If Gehry were to get out on foot and participate in the life of the city, what he'd find in Hong Kong are buildings and infrastructure with an extraordinary sensitivity to the notion of circulation. Interestingly, Gehry's work is sometimes talked about in terms of fluidity -- fluidity as an organizing principle -- so one has to wonder how he could be so inattentive. If you look at Disney Concert Hall from the 9th floor smoking area of the LA County Courthouse across the street, it appears very fluid. From that vantage you're looking down at the entrance, viewing the entire building from about the same angle at which you'd be looking at an architectural model set on a table, and it looks fantastic. But if you want to walk around Disney Hall at street level, attempt to participate with it physically, you might as well be circling the perimeter of a prison. It's all but impenetrable except for the front door (and you'll probably be turned away anyhow, unless you bought tickets months in advance). In fact even the front entrance is a bit of a farce -- the way people get in is to drive their SUV into the parking structure beneath the building.
In the West, feng shui is a joke. But in Hong Kong time and again you come across a remarkable sensitivity to flow, or circulation. There are places in Central and Wanchai where a public pedestrian causeway feeds into the lobby of a skyscraper, and right out the other side. You wont find that kind of thinking in Los Angeles -- this notion that a building can contribute to circulation, focus or enhance circulation, rather than sit there like a massive, impenetrable blockade. It's almost a sixth sense in Hong Kong: the Circulation Sense. People know where to hang the clothes so that they dry the fastest, where to place the fruit so it doesn't spoil, or to make it ripen faster. The same concern for flow, circulation, porosity, can be found in the product of even naturalized Hong Kongers (Chris Doyle's cinematography; Hemlock's photomontages). It's an idea, I think, that Norman Foster must have been playing with when he opened up the bottom section of his HSBC building, and let the air pass clean through. On foot you can cut from Queen's Road to Des Voeux Road along the entire length of the building. You might not notice that if you're taking in the city from the back of a limousine, but if you walk the street you experience it as the freedom to circulate. It's a huge, iconic structure, but what a generous decision on the part of the architect, to not disrupt the fabric of the city at ground level. The domestic helpers gathering there for a picnic every Sunday are diggin' it. They get it, Gehry doesn't.

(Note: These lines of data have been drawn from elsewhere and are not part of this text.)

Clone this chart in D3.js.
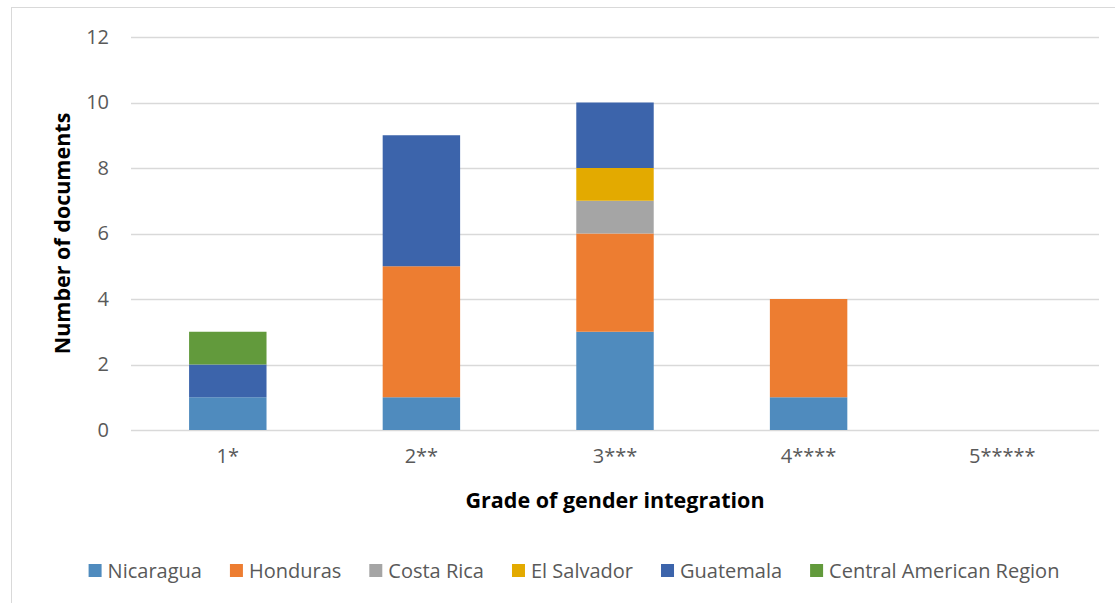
<!DOCTYPE html>
<html>
<head>
<meta charset="utf-8">
<script src="https://cdn.jsdelivr.net/npm/d3@7"></script>
<style>
  body { margin: 0; background: #fff; }
  svg text { font-family: "Open Sans", "Liberation Sans", sans-serif; }
</style>
</head>
<body>
<div class="container"></div>
<script>
// grades on the x axis
const grades = ['1*', '2**', '3***', '4****', '5*****'];

// document counts per country, one value per grade
const countries = ['Nicaragua', 'Honduras', 'Costa Rica', 'El Salvador', 'Guatemala', 'Central American Region'];
const nicaragua = [1, 1, 3, 1, 0];
const honduras = [0, 4, 3, 3, 0];
const costaRica = [0, 0, 1, 0, 0];
const elSalvador = [0, 0, 1, 0, 0];
const guatemala = [1, 4, 2, 0, 0];
const centralAmerica = [1, 0, 0, 0, 0];
const colors = ['#4f8bbe', '#ed7d31', '#a5a5a5', '#e3aa00', '#3c64ab', '#629a3c'];

const yTicks = [0, 2, 4, 6, 8, 10, 12];

const W = 1115, H = 603;
const margin = {left: 131, right: 16, top: 37, bottom: 173};

const svg = d3.select('.container').append('svg')
  .attr('width', W)
  .attr('height', H);

// chart border
svg.append('rect')
  .attr('x', 11.5).attr('y', 7.5)
  .attr('width', W - 10).attr('height', H)
  .attr('fill', 'none')
  .attr('stroke', '#d9d9d9');

const seriesArr = [nicaragua, honduras, costaRica, elSalvador, guatemala, centralAmerica];
const table = grades.map(function (g, i) {
  const row = {grade: g};
  countries.forEach(function (c, j) { row[c] = seriesArr[j][i]; });
  return row;
});
const stacked = d3.stack().keys(countries)(table);

const x = d3.scaleBand()
  .domain(grades)
  .range([margin.left, W - margin.right])
  .paddingInner(0.6)
  .paddingOuter(0.3);

const y = d3.scaleLinear()
  .domain([0, 12])
  .range([H - margin.bottom, margin.top]);

// gridlines
svg.append('g')
  .selectAll('line')
  .data(yTicks)
  .enter()
  .append('line')
  .attr('x1', margin.left)
  .attr('x2', W - margin.right)
  .attr('y1', function (d) { return Math.round(y(d)) + 0.5; })
  .attr('y2', function (d) { return Math.round(y(d)) + 0.5; })
  .attr('stroke', '#d9d9d9')
  .attr('stroke-width', 1.5);

// bars
const layers = svg.append('g')
  .selectAll('g')
  .data(stacked)
  .enter()
  .append('g')
  .attr('fill', function (d, i) { return colors[i]; });

layers.selectAll('rect')
  .data(function (d) { return d; })
  .enter()
  .append('rect')
  .attr('x', function (d) { return x(d.data.grade); })
  .attr('width', x.bandwidth())
  .attr('y', function (d) { return y(d[1]); })
  .attr('height', function (d) { return y(d[0]) - y(d[1]); });

// y tick labels
const yAxis = svg.append('g')
  .attr('transform', 'translate(' + margin.left + ',0)')
  .call(d3.axisLeft(y).tickValues(yTicks).tickSize(0).tickPadding(22));
yAxis.select('.domain').remove();
yAxis.selectAll('text')
  .attr('fill', '#595959')
  .style('font-size', '20px');

// x tick labels
const xAxis = svg.append('g')
  .attr('transform', 'translate(0,' + y(0) + ')')
  .call(d3.axisBottom(x).tickSize(0).tickPadding(19));
xAxis.select('.domain').remove();
xAxis.selectAll('text')
  .attr('fill', '#595959')
  .style('font-size', '20px');

// axis titles
svg.append('text')
  .attr('x', 615)
  .attr('y', 508)
  .attr('text-anchor', 'middle')
  .style('font-size', '21.5px')
  .style('font-weight', 'bold')
  .attr('fill', '#000')
  .text('Grade of gender integration');

svg.append('text')
  .attr('transform', 'translate(70,' + y(6) + ') rotate(-90)')
  .attr('text-anchor', 'middle')
  .style('font-size', '21.5px')
  .style('font-weight', 'bold')
  .attr('fill', '#000')
  .text('Number of documents');

// legend
const legend = svg.append('g');
const items = legend.selectAll('g')
  .data(countries)
  .enter()
  .append('g');

items.append('rect')
  .attr('width', 13)
  .attr('height', 13)
  .attr('y', -14)
  .attr('fill', function (d, i) { return colors[i]; });

items.append('text')
  .attr('x', 19)
  .attr('y', 0)
  .attr('fill', '#595959')
  .style('font-size', '20px')
  .text(function (d) { return d; });

const gap = 28;
let offset = 0;
items.each(function () {
  const w = this.querySelector('text').getComputedTextLength();
  d3.select(this).attr('data-x', offset);
  offset += 19 + w + gap;
});
const total = offset - gap;
const startX = 574 - total / 2;
items.attr('transform', function () {
  return 'translate(' + (startX + Number(this.getAttribute('data-x'))) + ',578)';
});
</script>
</body>
</html>
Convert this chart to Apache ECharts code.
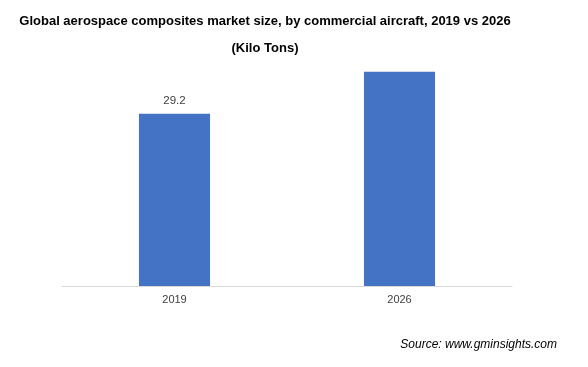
<!DOCTYPE html>
<html><head><meta charset="utf-8">
<script src="https://cdn.jsdelivr.net/npm/echarts@6/dist/echarts.min.js"></script>
<style>html,body{margin:0;padding:0;background:#fff}#c{width:588px;height:367px}</style>
</head><body><div id="c"></div>
<script>
const categories = ['2019', '2026'];
const values = [29.2, 36.3];
const labelShown = [true, false];
const titleLines = ['Global aerospace composites market size, by commercial aircraft, 2019 vs 2026', '(Kilo Tons)'];
const sourceText = 'Source: www.gminsights.com';

const chart = echarts.init(document.getElementById('c'), null, {renderer: 'canvas'});
chart.setOption({
  animation: false,
  title: {
    text: titleLines.join('\n'),
    left: 260, top: 3, textAlign: 'center',
    textStyle: {fontFamily: 'Liberation Sans, Arial', fontWeight: 'bold', fontSize: 13, color: '#000', lineHeight: 27}
  },
  graphic: [{
    type: 'text', right: 31, top: 339,
    style: {text: sourceText, font: 'italic 12px "Liberation Sans", Arial', fill: '#000'}
  }],
  grid: {left: 62, right: 76, top: 50, bottom: 81},
  xAxis: {
    type: 'category', data: categories,
    axisLine: {lineStyle: {color: '#d9d9d9', width: 1}},
    axisTick: {show: false},
    axisLabel: {color: '#404040', fontSize: 11, fontFamily: 'Liberation Sans, Arial', margin: 8}
  },
  yAxis: {
    type: 'value', min: 0, max: 40, show: false,
    splitLine: {show: false}
  },
  series: [{
    type: 'bar', barWidth: '31.6%',
    data: values.map((v, i) => ({
      value: v,
      label: {show: labelShown[i], position: 'top', distance: 7, color: '#404040', fontSize: 11.5, fontFamily: 'Liberation Sans, Arial'}
    })),
    itemStyle: {color: '#4472c4'}
  }]
});
</script></body></html>
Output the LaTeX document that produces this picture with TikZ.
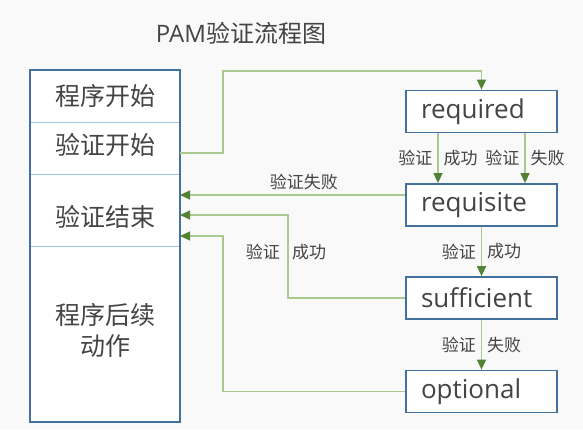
\documentclass[tikz,border=0pt]{standalone}
\usepackage{fontspec}
\setmainfont{Open Sans}
\newfontfamily\cjk{Noto Sans CJK SC}
\usetikzlibrary{arrows.meta}
\definecolor{boxblue}{HTML}{41719C}
\definecolor{divblue}{HTML}{9DC3E6}
\definecolor{linegreen}{HTML}{A9C98E}
\definecolor{tipgreen}{HTML}{548235}
\definecolor{txt}{HTML}{444444}
\definecolor{bg}{HTML}{F9F9F9}
\tikzset{
  sect/.style={minimum width=150pt, inner sep=0pt, outer sep=0pt},
  cjktext/.style={text=txt, font=\cjk\fontsize{25}{31}\selectfont, align=center, inner sep=0pt},
  modbox/.style={draw=boxblue, line width=1.8pt, fill=white, minimum width=151pt, minimum height=42pt,
    text width=121pt, inner xsep=15pt, inner ysep=0pt, align=left, text=txt, font=\fontsize{26}{30}\selectfont},
  conn/.style={draw=linegreen, line width=1.3pt, -{Triangle[length=10pt,width=9pt,color=tipgreen]}},
  lbl/.style={text=txt, font=\cjk\fontsize{17}{19}\selectfont, inner xsep=5pt, inner ysep=2pt}
}
\begin{document}
\begin{tikzpicture}[x=1pt,y=1pt]
\fill[bg] (0,0) rectangle (583,-429);
\useasboundingbox (0,0) rectangle (583,-429);

% title
\node[text=txt, font=\fontsize{24}{28}\selectfont] (title) at (241,-33) {PAM{\cjk 验证流程图}};

% left box sections
\node[sect, minimum height=52pt, fill=white] (sec1) at (105,-96) {};
\node[sect, minimum height=52pt, fill=white] (sec2) at (105,-148) {};
\node[sect, minimum height=72pt, fill=white] (sec3) at (105,-210) {};
\node[sect, minimum height=176pt, fill=white] (sec4) at (105,-334) {};
\draw[divblue, line width=1pt] (sec1.south west) -- (sec1.south east);
\draw[divblue, line width=1pt] (sec2.south west) -- (sec2.south east);
\draw[divblue, line width=1pt] (sec3.south west) -- (sec3.south east);
\draw[boxblue, line width=1.8pt] (sec1.north west) rectangle (sec4.south east);

\node[cjktext] (t1) at (105,-96) {程序开始};
\node[cjktext] (t2) at (105,-145) {验证开始};
\node[cjktext] (t3) at (105,-217) {验证结束};
\node[cjktext] (t4) at (105,-330) {程序后续\\动作};

% right boxes
\node[modbox] (req) at (481.5,-111.5) {required};
\node[modbox] (reqs) at (481.5,-205) {requisite};
\node[modbox] (suff) at (481.5,-298) {sufficient};
\node[modbox] (opt) at (481.5,-391.5) {optional};

\coordinate (k1) at (288,-215);
\coordinate (k2) at (223,-236);

% connectors
\draw[conn] ([yshift=-5pt]sec2.east) -- ++(43,0) -- ++(0,82) -| (req.north);
\draw[conn] ([xshift=-43.5pt]req.south) -- ([xshift=-43.5pt]reqs.north)
  node[lbl, midway, left] {验证} node[lbl, midway, right] {成功};
\draw[conn] ([xshift=43.5pt]req.south) -- ([xshift=43.5pt]reqs.north)
  node[lbl, midway, left] {验证} node[lbl, midway, right] {失败};
\draw[conn] ([yshift=10pt]reqs.west) -- ([yshift=10pt]reqs.west -| sec3.east)
  node[lbl, pos=0.45, above, yshift=2pt] {验证失败};
\draw[conn] (reqs.south) -- (suff.north)
  node[lbl, midway, left] {验证} node[lbl, midway, right] {成功};
\draw[conn] (suff.west) -| (k1) -- (k1 -| sec3.east);
\node[lbl, left, xshift=-3pt] at (288,-252) {验证};
\node[lbl, right, xshift=-1pt] at (288,-252) {成功};
\draw[conn] (suff.south) -- (opt.north)
  node[lbl, midway, left] {验证} node[lbl, midway, right] {失败};
\draw[conn] (opt.west) -| (k2) -- (k2 -| sec3.east);
\end{tikzpicture}
\end{document}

Hong Kong's Lippo Bank at street level: the entire bottom of the building is porous. The wide stairs come cascading out to meet you. If you're walking by and there's a sudden downpour, you can take shelter under the overhang. If it's hot there are probably some shops in there where you can pause and grab an iced tea. Its the kind of thing that makes a city livable. No one in their right mind would try to walk the full block around Gehry's Disney Hall, not even if their SUV broke down. It's hostile to the idea of circulation. Nary a spigot in the fortified walls, lest the vagrants gather to refresh. It's all about selfishness and fear, a fitting icon for Los Angeles.